À l’issue d’un scrutin marqué par une mobilisation exceptionnelle, le général Brice Clotaire Oligui Nguema, chef de la transition et désormais « président-candidat », semble en passe de consolider son pouvoir au Gabon. Les premiers résultats partiels diffusés par des médias officiels, notamment Gabon 24 et CTRI News, le placent largement en tête dans plusieurs provinces du pays.
Il s’agissait de la première élection présidentielle organisée depuis le coup d’État d’août 2023, qui a mis fin à plus de cinq décennies de règne de la famille Bongo. Pour la première fois, le général Oligui Nguema, qui avait promis un retour à l’ordre constitutionnel, se présentait devant les électeurs pour solliciter un mandat présidentiel de sept ans.
Samedi 12 avril, les Gabonais ont massivement répondu à l’appel des urnes. Le ministère de l’Intérieur a fait état d’un taux de participation de 87,21 % à 18h30, un chiffre qualifié d’« historique » par les analystes locaux. De longues files d’attente ont été observées devant les 3.037 bureaux de vote à travers le pays et dans la diaspora, signe d’un regain de confiance dans le processus électoral.
À Libreville, la capitale, l’ambiance était à la fois calme et empreinte d’espoir. « Ça faisait longtemps que je n’avais pas voté, mais cette fois-ci, j’ai senti que ça valait le coup », a confié Olivina Migombe, 58 ans, rencontrée à la sortie de la messe du dimanche des Rameaux. Comme elle, de nombreux citoyens affirment avoir voté pour Brice Oligui, dans l’espoir de voir enfin se matérialiser un changement attendu depuis longtemps.
Durant la nuit électorale, les images diffusées par la télévision publique ont montré des bulletins s’accumulant en faveur du candidat Oligui, les chiffres étant inscrits à la craie sur des tableaux noirs dans les centres de dépouillement. Dans plusieurs bureaux de vote, tant au Gabon qu’à l’étranger, des pourcentages atteignant 100 % en sa faveur ont été rapportés.
Le ministère de l’Intérieur, par la voix d’Hermann Immongault, devrait annoncer les résultats provisoires dans la journée de dimanche. Mais déjà, la tendance semble se dessiner : Oligui Nguema serait en route vers une victoire confortable face à ses sept adversaires, restés pour la plupart très discrets pendant la campagne.
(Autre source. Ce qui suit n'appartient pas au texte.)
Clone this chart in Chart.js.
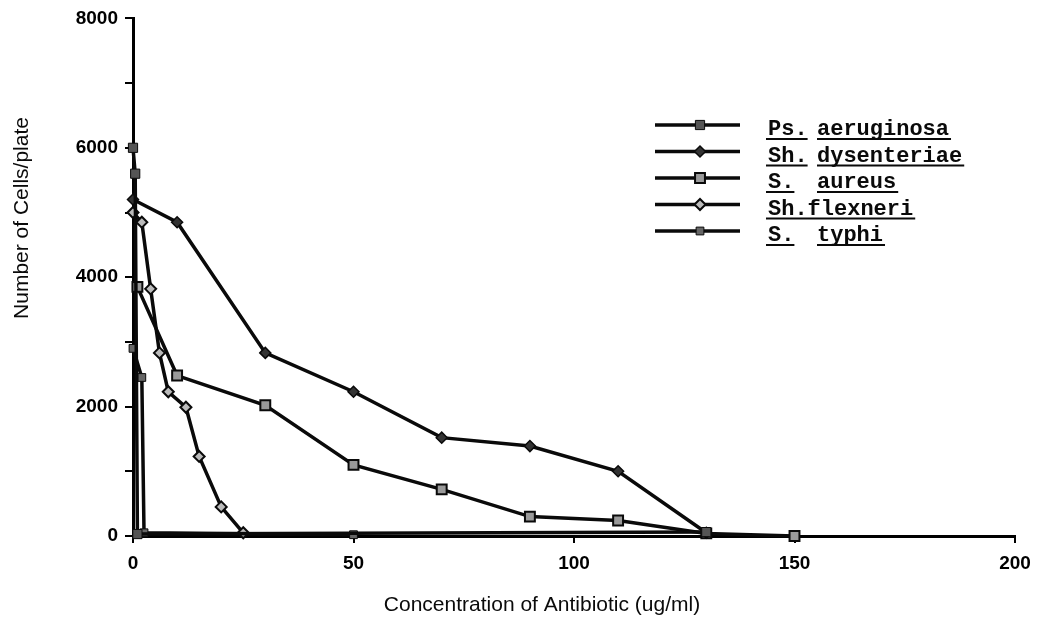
<!DOCTYPE html>
<html><head><meta charset="utf-8">
<script src="https://cdn.jsdelivr.net/npm/chart.js@4/dist/chart.umd.min.js"></script>
<style>html,body{margin:0;padding:0;background:#fff}#wrap{width:1040px;height:620px;position:relative}</style>
</head><body><div id="wrap"><canvas id="c"></canvas></div>
<script>
// ---- data ----
const legendPrefix  = ['Ps.', 'Sh.', 'S.', 'Sh.', 'S.'];
const legendSpecies = ['aeruginosa', 'dysenteriae', 'aureus', 'flexneri', 'typhi'];
const legendJoined  = [false, false, false, true, false];

const psAeruginosaX = [0, 0.5, 1, 130];
const psAeruginosaY = [6000, 5600, 30, 60];

const shDysenteriaeX = [0, 10, 30, 50, 70, 90, 110, 130];
const shDysenteriaeY = [5200, 4850, 2830, 2230, 1520, 1390, 1000, 50];

const sAureusX = [1, 10, 30, 50, 70, 90, 110, 130, 150];
const sAureusY = [3850, 2480, 2020, 1100, 720, 300, 240, 40, 0];

const shFlexneriX = [0, 2, 4, 6, 8, 12, 15, 20, 25];
const shFlexneriY = [5000, 4850, 3820, 2830, 2230, 1990, 1230, 450, 50];

const sTyphiX = [0, 2, 2.5, 50];
const sTyphiY = [2900, 2450, 50, 20];

const xTickValues = [0, 50, 100, 150, 200];
const yLabelledTicks = [0, 2000, 4000, 6000, 8000];
const xTitle = 'Concentration of Antibiotic (ug/ml)';
const yTitle = 'Number of Cells/plate';

// ---- build ----
const pts = (xs, ys) => xs.map((x, i) => ({x, y: ys[i]}));
const INK = '#0a0a0a';
function ds(label, xs, ys, style, radius, fill, bw) {
  return {
    label, data: pts(xs, ys), showLine: true, tension: 0, clip: false,
    borderColor: INK, borderWidth: 3.5,
    pointStyle: style, pointRadius: radius, pointHoverRadius: radius,
    pointBackgroundColor: fill, pointBorderColor: INK, pointBorderWidth: bw
  };
}
const datasets = [
  ds(legendPrefix[0] + ' ' + legendSpecies[0], psAeruginosaX, psAeruginosaY, 'rect', 6.5, '#555', 1),
  ds(legendPrefix[1] + ' ' + legendSpecies[1], shDysenteriaeX, shDysenteriaeY, 'rectRot', 5.5, '#333', 1.5),
  ds(legendPrefix[2] + ' ' + legendSpecies[2], sAureusX, sAureusY, 'rect', 7, '#9a9a9a', 2),
  ds(legendPrefix[3] + legendSpecies[3], shFlexneriX, shFlexneriY, 'rectRot', 5.5, '#bbb', 2),
  ds(legendPrefix[4] + ' ' + legendSpecies[4], sTyphiX, sTyphiY, 'rect', 5.5, '#666', 1)
];

const LEG = {x0: 655, x1: 740, xm: 700, y0: 125, gap: 26.5, tx: 768, sx: 817};

const decorPlugin = {
  id: 'decor',
  afterDraw(chart) {
    const ctx = chart.ctx;
    ctx.save();
    // axis titles
    ctx.fillStyle = INK;
    ctx.font = '21px "Liberation Sans", Arial, sans-serif';
    ctx.textAlign = 'center'; ctx.textBaseline = 'middle';
    ctx.fillText(xTitle, 542, 605);
    ctx.save();
    ctx.translate(22, 218); ctx.rotate(-Math.PI / 2);
    ctx.fillText(yTitle, 0, 0);
    ctx.restore();
    // legend
    chart.data.datasets.forEach((d, i) => {
      const y = LEG.y0 + i * LEG.gap;
      ctx.strokeStyle = INK; ctx.lineWidth = 3.5;
      ctx.beginPath(); ctx.moveTo(LEG.x0, y); ctx.lineTo(LEG.x1, y); ctx.stroke();
      ctx.fillStyle = d.pointBackgroundColor; ctx.strokeStyle = INK; ctx.lineWidth = d.pointBorderWidth;
      Chart.helpers.drawPoint(ctx, {pointStyle: d.pointStyle, radius: d.pointRadius, borderWidth: d.pointBorderWidth, rotation: 0}, LEG.xm, y);
      ctx.fillStyle = INK;
      ctx.font = 'bold 22px "Liberation Mono", "DejaVu Sans Mono", monospace';
      ctx.textAlign = 'left'; ctx.textBaseline = 'alphabetic';
      const base = y + 10;
      const pre = legendPrefix[i], sp = legendSpecies[i];
      const wp = ctx.measureText(pre).width;
      ctx.fillText(pre, LEG.tx, base);
      const sx = legendJoined[i] ? LEG.tx + wp : LEG.sx;
      ctx.fillText(sp, sx, base);
      const ws = ctx.measureText(sp).width;
      ctx.strokeStyle = INK; ctx.lineWidth = 2;
      ctx.beginPath();
      ctx.moveTo(LEG.tx - 2, base + 4); ctx.lineTo(LEG.tx + wp, base + 4);
      ctx.moveTo(sx, base + 4); ctx.lineTo(sx + ws + 2, base + 4);
      ctx.stroke();
    });
    ctx.restore();
  }
};

new Chart(document.getElementById('c'), {
  type: 'scatter',
  data: {datasets},
  options: {
    responsive: true, maintainAspectRatio: false, animation: false,
    layout: {padding: {left: 0, right: 25, top: 18, bottom: 0}},
    plugins: {legend: {display: false}, tooltip: {enabled: false}},
    scales: {
      x: {
        type: 'linear', min: 0, max: 200,
        afterFit(s) { s.height = 84; },
        afterBuildTicks(s) { s.ticks = xTickValues.map(v => ({value: v})); },
        ticks: {color: '#000', font: {family: 'Liberation Sans', size: 19, weight: 'bold'}, padding: 9, maxRotation: 0, callback: v => String(v)},
        grid: {drawOnChartArea: false, drawTicks: true, tickLength: 7, color: '#000', lineWidth: 2},
        border: {display: true, color: '#000', width: 3},
        title: {display: false}
      },
      y: {
        type: 'linear', min: 0, max: 8000,
        afterFit(s) { s.width = 133; },
        ticks: {stepSize: 1000, color: '#000', font: {family: 'Liberation Sans', size: 19, weight: 'bold'}, padding: 7,
          callback: v => yLabelledTicks.includes(v) ? String(v) : ''},
        grid: {drawOnChartArea: false, drawTicks: true, tickLength: 8, color: '#000', lineWidth: 2},
        border: {display: true, color: '#000', width: 3},
        title: {display: false}
      }
    }
  },
  plugins: [decorPlugin]
});
</script>
</body></html>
Son principal challenger, l’ancien Premier ministre Alain-Claude Bilie By Nze, n’a pas réussi à fédérer une opposition forte.
Fait notable : les autorités gabonaises ont autorisé, pour la première fois, les médias privés et internationaux à filmer le processus de dépouillement. Des observateurs internationaux, présents tout au long de la journée, n’ont signalé aucun incident majeur. Cette ouverture, saluée par plusieurs chancelleries étrangères, vise à restaurer la crédibilité des institutions électorales après des décennies de scrutins contestés.
Si la victoire de Brice Oligui Nguema venait à se confirmer, il devra rapidement s’attaquer à une série de défis structurels. Le pays, riche en ressources naturelles mais miné par des décennies de mauvaise gouvernance, reste confronté à un chômage endémique, des infrastructures dégradées, des pannes récurrentes d’électricité, des coupures d’eau, des hôpitaux et écoles en souffrance, ainsi qu’une dette publique estimée à plus de 73 % du PIB en 2024.
Les 2,3 millions d’habitants du Gabon, longtemps tenus à l’écart des décisions publiques, attendent désormais des résultats concrets. Le changement promis par Oligui Nguema ne pourra s’accomplir qu’au prix de réformes profondes, d’une lutte effective contre la corruption et d’un redressement des finances publiques.
En attendant la proclamation des résultats définitifs, l’heure est à l’observation prudente. Pour beaucoup de Gabonais, cette élection symbolise une rupture avec un passé politique lourd de frustrations. Reste à savoir si l’ancien général saura incarner durablement l’espoir de renouveau démocratique qui semble s’être exprimé dans les urnes.